Records for processing:
===============
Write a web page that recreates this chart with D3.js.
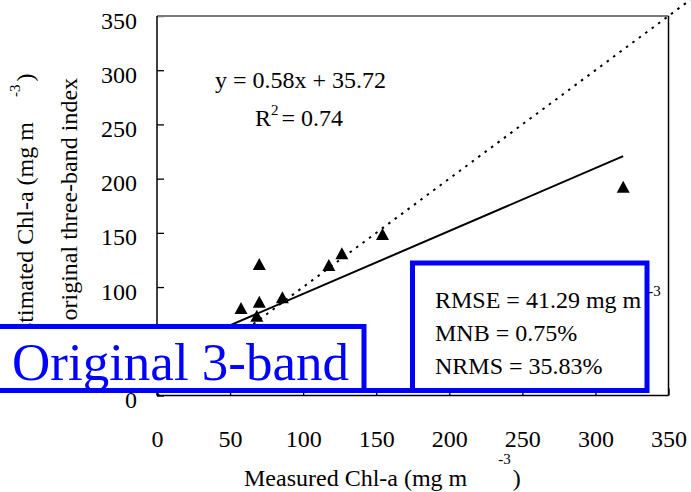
<!DOCTYPE html>
<html>
<head>
<meta charset="utf-8">
<script src="https://cdn.jsdelivr.net/npm/d3@7/dist/d3.min.js"></script>
<style>
  html, body { margin: 0; padding: 0; background: #fff; }
  svg { display: block; }
  svg text { font-family: "Liberation Serif", "Times New Roman", serif; }
</style>
</head>
<body>
<svg id="chart" width="691" height="492"></svg>
<script>
// ---- data ----
const measured  = [57.5, 68.3, 70.0, 70.0, 85.8, 117.6, 126.5, 154.3, 319.0];
const estimated = [80.7, 73.6, 86.5, 121.3, 90.6, 120.4, 131.2, 149.0, 192.6];
const xTicks = [0, 50, 100, 150, 200, 250, 300, 350];
const yTicks = [0, 50, 100, 150, 200, 250, 300, 350];
const slope = 0.58, intercept = 35.72;
const fitRange = [30, 319];
const oneToOneRange = [0, 365];
const equationText = "y = 0.58x + 35.72";
const r2Value = "0.74";
const statsLines = ["RMSE = 41.29 mg m", "MNB = 0.75%", "NRMS = 35.83%"];
const bannerText = "Original 3-band";

// ---- setup ----
const svg = d3.select("#chart");
const x = d3.scaleLinear().domain([0, 350]).range([157, 668.5]);
const y = d3.scaleLinear().domain([0, 350]).range([395.5, 16]);
const FS = 24;
const serif = "Liberation Serif, Times New Roman, serif";

// axes (ticks inward)
const yAxis = d3.axisLeft(y).tickValues(yTicks).tickSizeInner(-7).tickSizeOuter(0).tickPadding(20);
const xAxis = d3.axisBottom(x).tickValues(xTicks).tickSizeInner(-7).tickSizeOuter(0).tickPadding(34);

const gy = svg.append("g").attr("transform", `translate(${x(0)},0)`).call(yAxis);
gy.select(".domain").remove();
gy.attr("font-family", serif);
gy.selectAll(".tick line").attr("stroke", "#000").attr("stroke-width", 1.3);
gy.selectAll("text").attr("font-size", FS).attr("fill", "#000").attr("dy", "0.5em");

const gx = svg.append("g").attr("transform", `translate(0,${y(0)})`).call(xAxis);
gx.select(".domain").remove();
gx.attr("font-family", serif);
gx.selectAll(".tick line").attr("stroke", "#000").attr("stroke-width", 1.3);
gx.selectAll("text").attr("font-size", FS).attr("fill", "#000");

// frame
const frame = svg.append("g");
frame.append("line").attr("x1", x(0)).attr("x2", x(350)).attr("y1", y(350)).attr("y2", y(350))
  .attr("stroke", "#7a7a7a").attr("stroke-width", 2);
frame.append("line").attr("x1", x(0)).attr("x2", x(0)).attr("y1", y(0)).attr("y2", y(350))
  .attr("stroke", "#000").attr("stroke-width", 1.5);
frame.append("line").attr("x1", x(350)).attr("x2", x(350)).attr("y1", y(0)).attr("y2", y(350))
  .attr("stroke", "#000").attr("stroke-width", 1.5);
frame.append("line").attr("x1", x(0)).attr("x2", x(350)).attr("y1", y(0)).attr("y2", y(0))
  .attr("stroke", "#000").attr("stroke-width", 1.5);

// 1:1 dotted line
const line = d3.line().x(d => x(d[0])).y(d => y(d[1]));
svg.append("path")
  .attr("d", line(oneToOneRange.map(v => [v, v])))
  .attr("fill", "none").attr("stroke", "#000").attr("stroke-width", 2)
  .attr("stroke-dasharray", "2.5,5.5");

// regression line
svg.append("path")
  .attr("d", line(fitRange.map(v => [v, slope * v + intercept])))
  .attr("fill", "none").attr("stroke", "#000").attr("stroke-width", 2);

// triangle markers
const tw = 13, th = 12;
const tri = `M0,${-th/2}L${tw/2},${th/2}L${-tw/2},${th/2}Z`;
svg.append("g").selectAll("path")
  .data(measured.map((m, i) => [m, estimated[i]]))
  .join("path")
  .attr("d", tri)
  .attr("transform", d => `translate(${x(d[0])},${y(d[1])})`)
  .attr("fill", "#000");

// equation
svg.append("text").attr("x", 215).attr("y", 88).attr("font-size", FS).attr("fill", "#000")
  .text(equationText);
const r2 = svg.append("text").attr("x", 255).attr("y", 126).attr("font-size", FS).attr("fill", "#000");
r2.append("tspan").text("R");
r2.append("tspan").attr("font-size", 15).attr("dy", -11).attr("dx", 0).text("2");
r2.append("tspan").attr("dy", 11).attr("dx", -3).text(" = " + r2Value);

// y axis title (two lines)
const yt1 = svg.append("text").attr("transform", "translate(33,346.7) rotate(-90)")
  .attr("font-size", FS).attr("fill", "#000");
yt1.append("tspan").text("Estimated Chl-a (mg m");
yt1.append("tspan").attr("font-size", 15).attr("dx", 25).attr("dy", -13).text("-3");
yt1.append("tspan").attr("dx", 3).attr("dy", 13).text(")");
svg.append("text").attr("transform", "translate(77,320.5) rotate(-90)")
  .attr("font-size", FS).attr("fill", "#000").text("original three-band index");

// x axis title
const xt = svg.append("text").attr("x", 244).attr("y", 486).attr("font-size", FS).attr("fill", "#000");
xt.append("tspan").text("Measured Chl-a (mg m");
xt.append("tspan").attr("font-size", 15).attr("dx", 31).attr("dy", -22).text("-3");
xt.append("tspan").attr("dx", 2).attr("dy", 22).text(")");

// blue boxes
const blue = "#0000ff";
svg.append("rect").attr("x", -10).attr("y", 326.5).attr("width", 374).attr("height", 64)
  .attr("fill", "#fff").attr("stroke", blue).attr("stroke-width", 5);
svg.append("rect").attr("x", 412.5).attr("y", 263).attr("width", 234.5).attr("height", 127.5)
  .attr("fill", "#fff").attr("stroke", blue).attr("stroke-width", 5);
svg.append("line").attr("x1", 364).attr("x2", 412.5).attr("y1", 390.5).attr("y2", 390.5)
  .attr("stroke", blue).attr("stroke-width", 5);

svg.append("text").attr("x", 12).attr("y", 380).attr("font-size", 53).attr("fill", blue)
  .text(bannerText);

// stats text
const st = svg.append("g");
statsLines.forEach((s, i) => {
  const t = st.append("text").attr("x", 435).attr("y", 308 + i * 33).attr("font-size", FS).attr("fill", "#000");
  t.append("tspan").text(s);
  if (i === 0) t.append("tspan").attr("font-size", 15).attr("dx", 7).attr("dy", -12).text("-3");
});
</script>
</body>
</html>
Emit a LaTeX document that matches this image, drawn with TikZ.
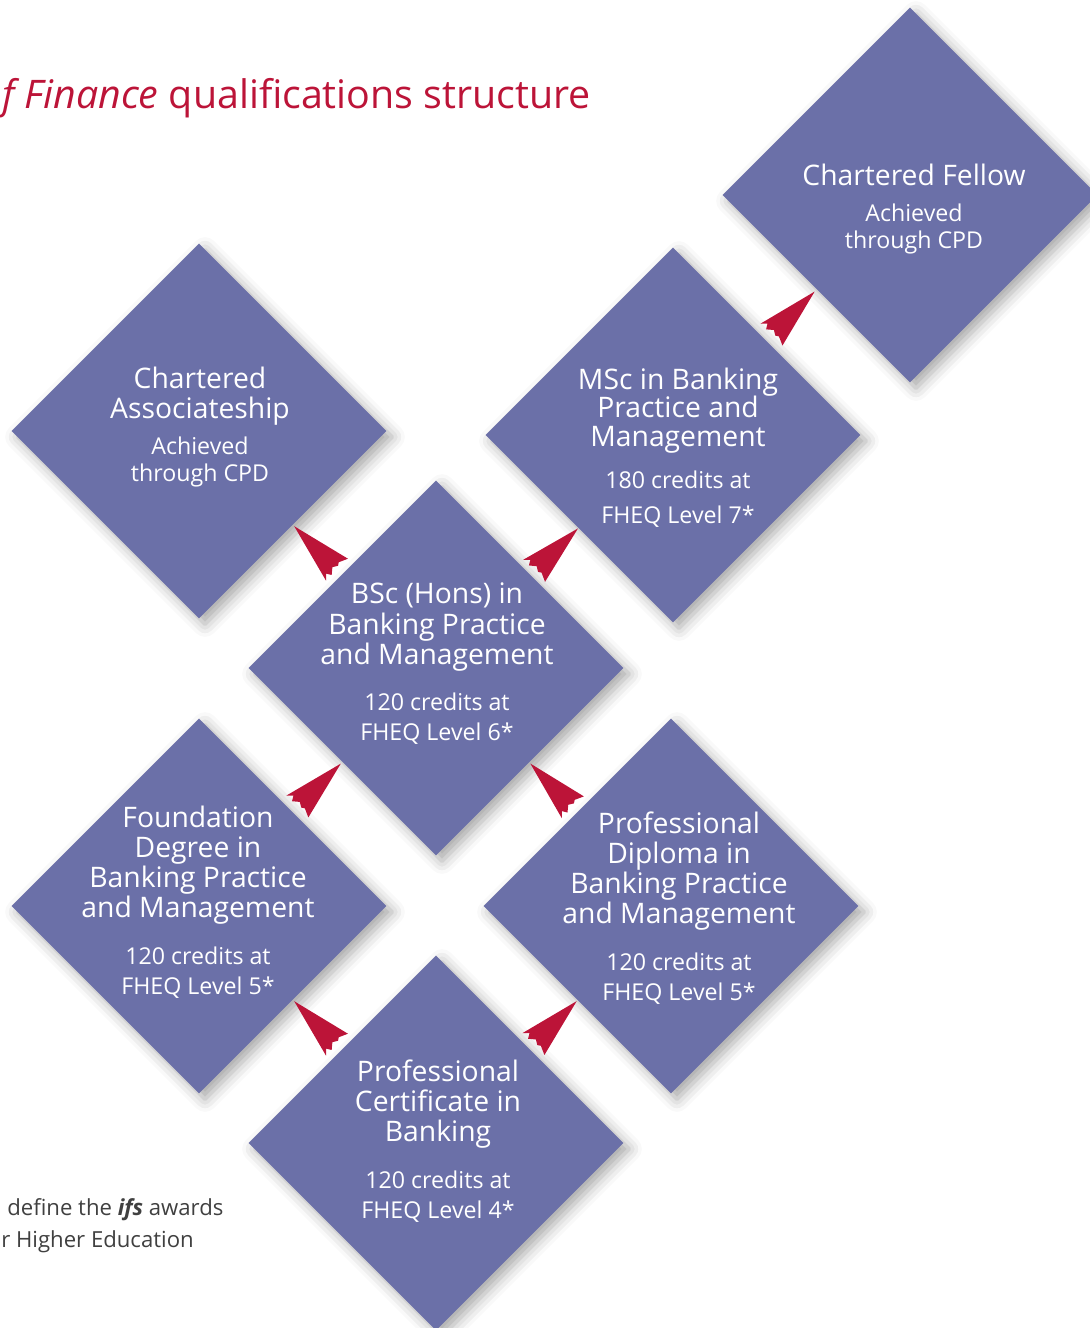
\documentclass[tikz,border=0pt]{standalone}
\usepackage{fontspec}
\setmainfont{Open Sans}
\usetikzlibrary{positioning}
\usetikzlibrary{shapes.geometric}
\usetikzlibrary{shadows.blur}
\usetikzlibrary{decorations.markings}

\definecolor{ifsblue}{RGB}{107,112,168}
\definecolor{ifsred}{RGB}{188,20,56}
\definecolor{ifsgrey}{RGB}{64,64,64}

\newcommand{\dsmall}{\fontsize{13.2}{15}\selectfont}

\tikzset{
  qual/.style={diamond,fill=ifsblue,minimum width=75mm,minimum height=75mm,inner sep=0pt,
    blur shadow={shadow xshift=1.2mm,shadow yshift=-1.2mm,shadow blur radius=2.5mm,shadow opacity=35}},
  qualtext/.style={white,align=center,font=\fontsize{16.1}{17.1}\selectfont},
  plane/.style={decorate,decoration={markings,mark=at position 0.5 with
    {\fill[ifsred] (33,0) -- (-28,-16) -- (-23,-11) -- (-28,-8) -- (-23,-2) -- (-26,3) -- (-24,6) -- (-28,15) -- cycle;}}}
}

\begin{document}
\begin{tikzpicture}[x=0.2mm,y=-0.2mm]
\useasboundingbox (0,0) rectangle (1090,1328);

\node at (2,108) [anchor=base west,inner sep=0pt,ifsred,font=\fontsize{22.4}{26}\selectfont] (title) {\textit{f Finance} qualifications structure};

% the qualifications
\node at (910,195) [qual] (cf) {};
\node at (199,431) [qual] (ca) {};
\node at (673,435) [qual] (msc) {};
\node at (436,668) [qual] (bsc) {};
\node at (199,906) [qual] (fd) {};
\node at (671,906) [qual] (pd) {};
\node at (436,1143) [qual] (pc) {};

\node at (cf) [qualtext,shift={(4,14)}] (cf-t) {Chartered Fellow\\[3.4pt]\dsmall Achieved\\[-1.7pt]\dsmall through CPD};
\node at (ca) [qualtext,shift={(1,-4)}] (ca-t) {Chartered\\Associateship\\[3.4pt]\dsmall Achieved\\[-1.7pt]\dsmall through CPD};
\node at (msc) [qualtext,shift={(5,13)}] (msc-t) {MSc in Banking\\[-1pt]Practice and\\[-1pt]Management\\[7pt]\dsmall 180 credits at\\[3pt]\dsmall FHEQ Level 7*};
\node at (bsc) [qualtext,shift={(1,-4)}] (bsc-t) {BSc (Hons) in\\Banking Practice\\and Management\\[9.5pt]\dsmall 120 credits at\\\dsmall FHEQ Level 6*};
\node at (fd) [qualtext,shift={(-1,-4)}] (fd-t) {Foundation\\Degree in\\Banking Practice\\and Management\\[9.5pt]\dsmall 120 credits at\\\dsmall FHEQ Level 5*};
\node at (pd) [qualtext,shift={(8,2)}] (pd-t) {Professional\\Diploma in\\Banking Practice\\and Management\\[9.5pt]\dsmall 120 credits at\\\dsmall FHEQ Level 5*};
\node at (pc) [qualtext,shift={(2,-2)}] (pc-t) {Professional\\Certificate in\\Banking\\[9.5pt]\dsmall 120 credits at\\\dsmall FHEQ Level 4*};

% progression
\path[plane] (pc) -- (fd);
\path[plane] (pc) -- (pd);
\path[plane] (fd) -- (bsc);
\path[plane] (pd) -- (bsc);
\path[plane] (bsc) -- (ca);
\path[plane] (bsc) -- (msc);
\path[plane] (msc) -- (cf);

\node at (7,1215) [anchor=base west,inner sep=0pt,ifsgrey,font=\fontsize{12.6}{15}\selectfont] (note1) {define the \textbf{\textit{ifs}} awards};
\node at (1,1247) [anchor=base west,inner sep=0pt,ifsgrey,font=\fontsize{12.6}{15}\selectfont] (note2) {r Higher Education};

\end{tikzpicture}
\end{document}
===============
Retype the section that opens with the line holding "Emit a LaTeX" and closes with the line holding "at (436,1143) [qual]", exactly as it reads, without any pictures.

Solved exercise:
Emit a LaTeX document that matches this image, drawn with TikZ.
\documentclass[tikz,border=0pt]{standalone}
\usepackage{fontspec}
\setmainfont{Open Sans}
\usetikzlibrary{positioning}
\usetikzlibrary{shapes.geometric}
\usetikzlibrary{shadows.blur}
\usetikzlibrary{decorations.markings}

\definecolor{ifsblue}{RGB}{107,112,168}
\definecolor{ifsred}{RGB}{188,20,56}
\definecolor{ifsgrey}{RGB}{64,64,64}

\newcommand{\dsmall}{\fontsize{13.2}{15}\selectfont}

\tikzset{
  qual/.style={diamond,fill=ifsblue,minimum width=75mm,minimum height=75mm,inner sep=0pt,
    blur shadow={shadow xshift=1.2mm,shadow yshift=-1.2mm,shadow blur radius=2.5mm,shadow opacity=35}},
  qualtext/.style={white,align=center,font=\fontsize{16.1}{17.1}\selectfont},
  plane/.style={decorate,decoration={markings,mark=at position 0.5 with
    {\fill[ifsred] (33,0) -- (-28,-16) -- (-23,-11) -- (-28,-8) -- (-23,-2) -- (-26,3) -- (-24,6) -- (-28,15) -- cycle;}}}
}

\begin{document}
\begin{tikzpicture}[x=0.2mm,y=-0.2mm]
\useasboundingbox (0,0) rectangle (1090,1328);

\node at (2,108) [anchor=base west,inner sep=0pt,ifsred,font=\fontsize{22.4}{26}\selectfont] (title) {\textit{f Finance} qualifications structure};

% the qualifications
\node at (910,195) [qual] (cf) {};
\node at (199,431) [qual] (ca) {};
\node at (673,435) [qual] (msc) {};
\node at (436,668) [qual] (bsc) {};
\node at (199,906) [qual] (fd) {};
\node at (671,906) [qual] (pd) {};
\node at (436,1143) [qual] (pc) {};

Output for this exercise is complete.